The Court began with the new permitting requirements and enjoined the state from requiring individuals to obtain a $300,000 liability policy before they could get a carry license. It also prohibited the state from conducting in-person interviews with the applicant’s character references. The Court also limited the scope of A4769’s provision that allows the state to deny the applicant if it finds that he or she “to be lacking the essential character of temperament necessary to be entrusted with a firearm.” That now means that there is objective evidence that the individual poses a threat, and permitting agents are limited to looking at the applicant’s public statements for statements suggesting that they pose a threat to themselves of the general public.

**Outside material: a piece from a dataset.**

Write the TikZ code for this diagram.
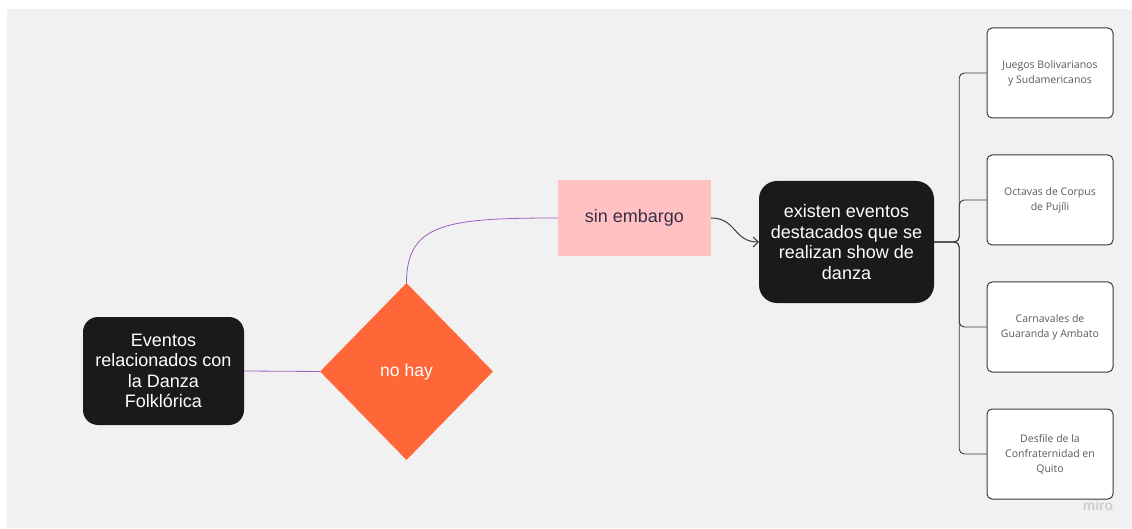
\documentclass[tikz,border=0pt]{standalone}
\usepackage{fontspec}
\setmainfont{Liberation Sans}
\newfontfamily\leaffont{Open Sans}
\usetikzlibrary{shapes.geometric,arrows.meta}

\definecolor{boardgrey}{HTML}{F1F1F1}
\definecolor{boxblack}{HTML}{1A1A1A}
\definecolor{nohayorange}{HTML}{FF6638}
\definecolor{sinpink}{HTML}{FFC1C1}
\definecolor{pinktext}{HTML}{3A2D48}
\definecolor{linkpurple}{HTML}{9B5FC0}
\definecolor{linegrey}{HTML}{3A3A3A}
\definecolor{leaftext}{HTML}{5A5A5A}
\definecolor{marktext}{HTML}{CFCFCF}

\begin{document}
\begin{tikzpicture}[
                      x = 1pt,
                      y = -1pt,
         darkbox/.style = {fill=boxblack, text=white, rounded corners=15pt, align=center,
                           font=\fontsize{18}{20.5}\selectfont},
        decision/.style = {diamond, fill=nohayorange, text=white, inner sep=0pt,
                           minimum width=173pt, minimum height=177pt,
                           font=\fontsize{17.5}{20}\selectfont},
         pinkbox/.style = {fill=sinpink, text=pinktext, minimum width=153pt, minimum height=76pt,
                           font=\fontsize{18}{20.5}\selectfont},
         leafbox/.style = {draw=linegrey, line width=1pt, fill=white, rounded corners=5pt,
                           minimum width=126pt, minimum height=90pt, align=center, text=leaftext,
                           font=\leaffont\fontsize{10.5}{15}\selectfont},
            link/.style = {draw=linkpurple, line width=0.8pt},
          branch/.style = {draw=linegrey, line width=0.9pt, rounded corners=5pt},
                     ]
\useasboundingbox (0,0) rectangle (1132,529);
\fill[white] (0,0) rectangle (1132,529);
\fill[boardgrey] (7,9) rectangle (1132,528);

\node[darkbox, minimum width=161pt, minimum height=108pt] (eventos) at (163.5,371)
    {Eventos\\relacionados con\\la Danza\\Folklórica};
\node[decision] (nohay) at (406.5,371.5) {no hay};
\node[pinkbox] (sinembargo) at (634.5,218) {sin embargo};
\node[darkbox, rounded corners=18pt, minimum width=175pt, minimum height=122pt] (existen) at (846.5,242)
    {existen eventos\\destacados que se\\realizan show de\\danza};

% eventos destacados
\node[leafbox] (juegos)   at (1050,73)  {Juegos Bolivarianos\\y Sudamericanos};
\node[leafbox] (octavas)  at (1050,200) {Octavas de Corpus\\de Pujíli};
\node[leafbox] (carnaval) at (1050,327) {Carnavales de\\Guaranda y Ambato};
\node[leafbox] (desfile)  at (1050,454) {Desfile de la\\Confraternidad en\\Quito};

\node[text=marktext, font=\bfseries\fontsize{14}{14}\selectfont] (miro) at (1098,505) {miro};

\draw[link] (eventos.east) -- (nohay.west);
\draw[link] (nohay.north) .. controls +(0,-60) and +(-110,0) .. (sinembargo.west);
\draw[-{Straight Barb[length=5pt,width=10pt]}, draw=linegrey, line width=1pt]
    (sinembargo.east) .. controls +(25,0) and +(-25,0) .. (existen.west);

\coordinate (hub) at ([xshift=25pt]existen.east);
\foreach \leaf in {juegos,octavas,carnaval,desfile}
    \draw[branch] (existen.east) -- (hub) |- (\leaf.west);
\end{tikzpicture}
\end{document}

The Court was even harder on the new so-called sensitive places that were banned under A4769. It enjoined the state from enforcing the bans on the following locations:
- The default ban on private property, which bans the possession of a firearm on all privately-owned property where the public is generally invited onto, i.e., all stores and restaurants;
- Public gatherings and permitted events;
- Parks, beaches, recreational facilities, and state parks *excluding playgrounds at any of those places;
- Libraries and museums;
- Places that serve alcohol for on-premise consumption;
- Entertainment facilities;
- Airport parking lots and curbside drop-off and pickup *but individuals cannot take a firearm into the airport unless they immediately drop it off in a checked bag;
- Medical offices and ambulatory care facilities;
- Public filming/motion picture locations; and
- Inside vehicles.
The court ultimately concluded that A4769 “went too far, becoming the kind of law that Founding Father Thomas Jefferson would have warned against since it ‘disarm[s] only those who are not inclined or determined to commit crimes [and] worsen[s] the plight of the assaulted, but improve[s] those of the assailants.’”
The case is captioned Siegel v. Platkin.